Charts and diagrams as code
-- -- --
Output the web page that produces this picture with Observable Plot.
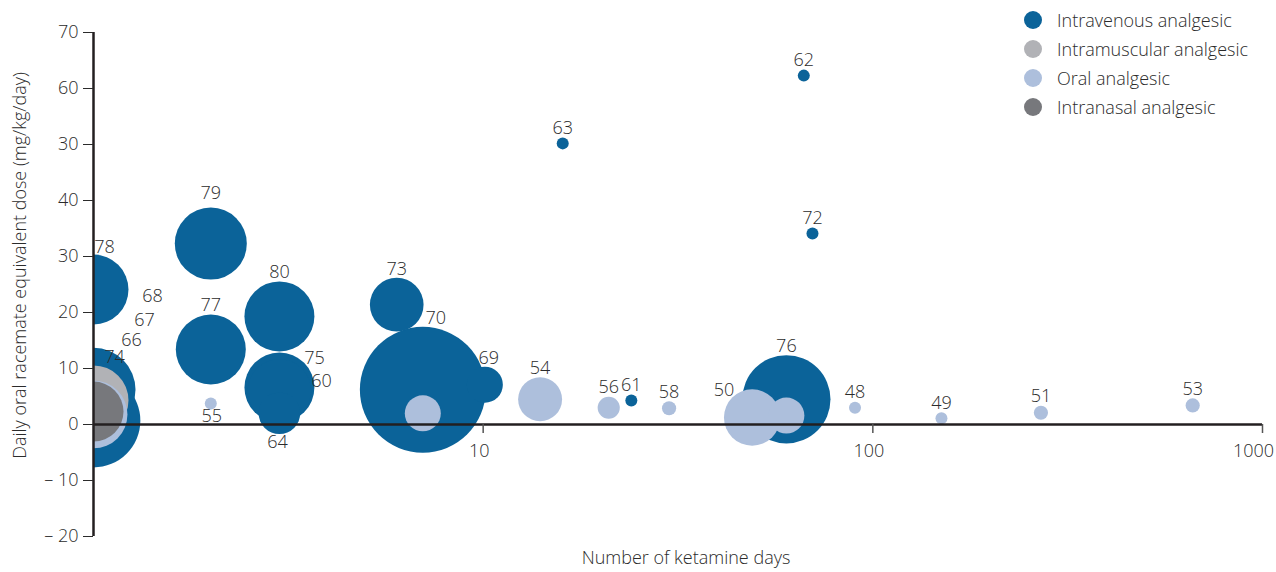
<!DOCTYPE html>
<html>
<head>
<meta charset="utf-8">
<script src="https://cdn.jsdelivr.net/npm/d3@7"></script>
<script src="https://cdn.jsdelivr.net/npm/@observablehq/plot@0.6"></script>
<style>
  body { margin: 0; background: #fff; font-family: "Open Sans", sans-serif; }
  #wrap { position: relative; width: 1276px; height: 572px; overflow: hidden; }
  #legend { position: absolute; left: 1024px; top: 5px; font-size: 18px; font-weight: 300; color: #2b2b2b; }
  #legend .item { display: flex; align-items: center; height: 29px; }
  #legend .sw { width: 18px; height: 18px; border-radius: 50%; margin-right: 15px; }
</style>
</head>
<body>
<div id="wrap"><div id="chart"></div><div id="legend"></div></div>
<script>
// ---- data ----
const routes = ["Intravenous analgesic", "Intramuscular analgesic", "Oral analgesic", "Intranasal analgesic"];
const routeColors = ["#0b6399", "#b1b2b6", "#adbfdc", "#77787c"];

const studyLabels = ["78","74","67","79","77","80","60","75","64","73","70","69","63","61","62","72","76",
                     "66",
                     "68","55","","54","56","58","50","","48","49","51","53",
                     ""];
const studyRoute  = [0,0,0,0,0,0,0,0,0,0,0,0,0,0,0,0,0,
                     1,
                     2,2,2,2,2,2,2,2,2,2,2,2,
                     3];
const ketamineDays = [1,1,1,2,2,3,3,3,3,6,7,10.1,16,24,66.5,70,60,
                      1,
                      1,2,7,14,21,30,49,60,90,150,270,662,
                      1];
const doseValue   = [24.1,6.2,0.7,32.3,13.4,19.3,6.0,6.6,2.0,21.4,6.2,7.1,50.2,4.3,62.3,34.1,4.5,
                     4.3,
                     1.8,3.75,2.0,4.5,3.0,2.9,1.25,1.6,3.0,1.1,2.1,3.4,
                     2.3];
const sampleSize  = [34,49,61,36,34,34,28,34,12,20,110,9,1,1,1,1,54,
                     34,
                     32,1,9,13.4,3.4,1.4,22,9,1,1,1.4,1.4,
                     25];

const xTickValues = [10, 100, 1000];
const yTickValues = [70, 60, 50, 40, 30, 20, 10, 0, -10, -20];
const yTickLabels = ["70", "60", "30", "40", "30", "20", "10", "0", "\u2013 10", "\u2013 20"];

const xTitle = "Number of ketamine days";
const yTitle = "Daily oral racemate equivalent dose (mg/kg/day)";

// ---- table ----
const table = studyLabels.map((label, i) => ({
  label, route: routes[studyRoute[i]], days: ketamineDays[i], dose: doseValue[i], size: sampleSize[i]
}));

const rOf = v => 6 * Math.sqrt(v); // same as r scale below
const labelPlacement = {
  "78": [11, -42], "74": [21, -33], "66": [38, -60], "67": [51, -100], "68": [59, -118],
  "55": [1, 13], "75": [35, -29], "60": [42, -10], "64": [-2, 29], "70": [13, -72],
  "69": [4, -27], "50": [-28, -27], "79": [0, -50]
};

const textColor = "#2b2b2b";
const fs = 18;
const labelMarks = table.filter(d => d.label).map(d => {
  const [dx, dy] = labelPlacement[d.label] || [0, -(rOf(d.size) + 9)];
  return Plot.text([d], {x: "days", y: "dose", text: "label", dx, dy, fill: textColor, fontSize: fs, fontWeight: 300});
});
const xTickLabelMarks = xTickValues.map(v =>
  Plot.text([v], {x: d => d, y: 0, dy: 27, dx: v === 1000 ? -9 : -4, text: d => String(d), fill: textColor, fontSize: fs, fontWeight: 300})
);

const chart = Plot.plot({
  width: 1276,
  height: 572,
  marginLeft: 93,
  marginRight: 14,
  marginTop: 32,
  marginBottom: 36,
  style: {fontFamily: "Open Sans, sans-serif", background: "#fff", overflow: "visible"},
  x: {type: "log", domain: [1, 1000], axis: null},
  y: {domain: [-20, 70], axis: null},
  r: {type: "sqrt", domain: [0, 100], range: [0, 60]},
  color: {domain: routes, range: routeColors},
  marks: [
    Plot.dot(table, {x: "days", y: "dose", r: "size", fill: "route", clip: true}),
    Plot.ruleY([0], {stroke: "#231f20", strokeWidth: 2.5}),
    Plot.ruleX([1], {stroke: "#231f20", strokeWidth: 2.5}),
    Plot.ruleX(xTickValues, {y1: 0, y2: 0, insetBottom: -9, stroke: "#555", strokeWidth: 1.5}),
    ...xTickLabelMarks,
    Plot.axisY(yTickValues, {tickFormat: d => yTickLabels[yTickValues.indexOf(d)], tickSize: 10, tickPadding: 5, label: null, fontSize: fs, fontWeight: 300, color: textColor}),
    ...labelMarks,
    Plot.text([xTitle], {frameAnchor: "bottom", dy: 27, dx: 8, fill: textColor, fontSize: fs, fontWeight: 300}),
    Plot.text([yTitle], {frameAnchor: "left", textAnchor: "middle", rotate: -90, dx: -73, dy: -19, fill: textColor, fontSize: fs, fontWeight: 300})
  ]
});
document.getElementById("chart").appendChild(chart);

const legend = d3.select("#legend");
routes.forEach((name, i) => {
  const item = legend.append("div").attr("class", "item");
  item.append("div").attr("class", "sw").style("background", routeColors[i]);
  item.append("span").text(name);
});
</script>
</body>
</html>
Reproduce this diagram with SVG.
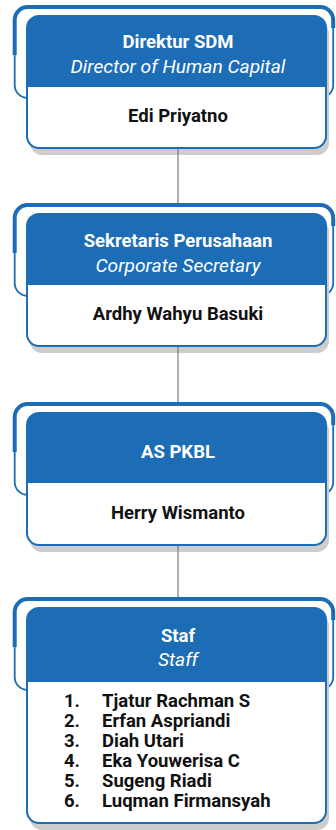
-- -- --
WHAT IS REQUIRED — The listing above must be printed again exactly, minus its pictures.

SOLUTION BELOW —
Output the web page that produces this picture with Observable Plot.
<!DOCTYPE html>
<html>
<head>
<meta charset="utf-8">
<script src="https://cdn.jsdelivr.net/npm/d3@7"></script>
<script src="https://cdn.jsdelivr.net/npm/@observablehq/plot@0.6"></script>
<style>
  body { margin: 0; background: #fff; font-family: "Open Sans", sans-serif; }
  #wrap { position: relative; width: 1276px; height: 572px; overflow: hidden; }
  #legend { position: absolute; left: 1024px; top: 5px; font-size: 18px; font-weight: 300; color: #2b2b2b; }
  #legend .item { display: flex; align-items: center; height: 29px; }
  #legend .sw { width: 18px; height: 18px; border-radius: 50%; margin-right: 15px; }
</style>
</head>
<body>
<div id="wrap"><div id="chart"></div><div id="legend"></div></div>
<script>
// ---- data ----
const routes = ["Intravenous analgesic", "Intramuscular analgesic", "Oral analgesic", "Intranasal analgesic"];
const routeColors = ["#0b6399", "#b1b2b6", "#adbfdc", "#77787c"];

const studyLabels = ["78","74","67","79","77","80","60","75","64","73","70","69","63","61","62","72","76",
                     "66",
                     "68","55","","54","56","58","50","","48","49","51","53",
                     ""];
const studyRoute  = [0,0,0,0,0,0,0,0,0,0,0,0,0,0,0,0,0,
                     1,
                     2,2,2,2,2,2,2,2,2,2,2,2,
                     3];
const ketamineDays = [1,1,1,2,2,3,3,3,3,6,7,10.1,16,24,66.5,70,60,
                      1,
                      1,2,7,14,21,30,49,60,90,150,270,662,
                      1];
const doseValue   = [24.1,6.2,0.7,32.3,13.4,19.3,6.0,6.6,2.0,21.4,6.2,7.1,50.2,4.3,62.3,34.1,4.5,
                     4.3,
                     1.8,3.75,2.0,4.5,3.0,2.9,1.25,1.6,3.0,1.1,2.1,3.4,
                     2.3];
const sampleSize  = [34,49,61,36,34,34,28,34,12,20,110,9,1,1,1,1,54,
                     34,
                     32,1,9,13.4,3.4,1.4,22,9,1,1,1.4,1.4,
                     25];

const xTickValues = [10, 100, 1000];
const yTickValues = [70, 60, 50, 40, 30, 20, 10, 0, -10, -20];
const yTickLabels = ["70", "60", "30", "40", "30", "20", "10", "0", "\u2013 10", "\u2013 20"];

const xTitle = "Number of ketamine days";
const yTitle = "Daily oral racemate equivalent dose (mg/kg/day)";

// ---- table ----
const table = studyLabels.map((label, i) => ({
  label, route: routes[studyRoute[i]], days: ketamineDays[i], dose: doseValue[i], size: sampleSize[i]
}));

const rOf = v => 6 * Math.sqrt(v); // same as r scale below
const labelPlacement = {
  "78": [11, -42], "74": [21, -33], "66": [38, -60], "67": [51, -100], "68": [59, -118],
  "55": [1, 13], "75": [35, -29], "60": [42, -10], "64": [-2, 29], "70": [13, -72],
  "69": [4, -27], "50": [-28, -27], "79": [0, -50]
};

const textColor = "#2b2b2b";
const fs = 18;
const labelMarks = table.filter(d => d.label).map(d => {
  const [dx, dy] = labelPlacement[d.label] || [0, -(rOf(d.size) + 9)];
  return Plot.text([d], {x: "days", y: "dose", text: "label", dx, dy, fill: textColor, fontSize: fs, fontWeight: 300});
});
const xTickLabelMarks = xTickValues.map(v =>
  Plot.text([v], {x: d => d, y: 0, dy: 27, dx: v === 1000 ? -9 : -4, text: d => String(d), fill: textColor, fontSize: fs, fontWeight: 300})
);

const chart = Plot.plot({
  width: 1276,
  height: 572,
  marginLeft: 93,
  marginRight: 14,
  marginTop: 32,
  marginBottom: 36,
  style: {fontFamily: "Open Sans, sans-serif", background: "#fff", overflow: "visible"},
  x: {type: "log", domain: [1, 1000], axis: null},
  y: {domain: [-20, 70], axis: null},
  r: {type: "sqrt", domain: [0, 100], range: [0, 60]},
  color: {domain: routes, range: routeColors},
  marks: [
    Plot.dot(table, {x: "days", y: "dose", r: "size", fill: "route", clip: true}),
    Plot.ruleY([0], {stroke: "#231f20", strokeWidth: 2.5}),
    Plot.ruleX([1], {stroke: "#231f20", strokeWidth: 2.5}),
    Plot.ruleX(xTickValues, {y1: 0, y2: 0, insetBottom: -9, stroke: "#555", strokeWidth: 1.5}),
    ...xTickLabelMarks,
    Plot.axisY(yTickValues, {tickFormat: d => yTickLabels[yTickValues.indexOf(d)], tickSize: 10, tickPadding: 5, label: null, fontSize: fs, fontWeight: 300, color: textColor}),
    ...labelMarks,
    Plot.text([xTitle], {frameAnchor: "bottom", dy: 27, dx: 8, fill: textColor, fontSize: fs, fontWeight: 300}),
    Plot.text([yTitle], {frameAnchor: "left", textAnchor: "middle", rotate: -90, dx: -73, dy: -19, fill: textColor, fontSize: fs, fontWeight: 300})
  ]
});
document.getElementById("chart").appendChild(chart);

const legend = d3.select("#legend");
routes.forEach((name, i) => {
  const item = legend.append("div").attr("class", "item");
  item.append("div").attr("class", "sw").style("background", routeColors[i]);
  item.append("span").text(name);
});
</script>
</body>
</html>
Reproduce this diagram with SVG.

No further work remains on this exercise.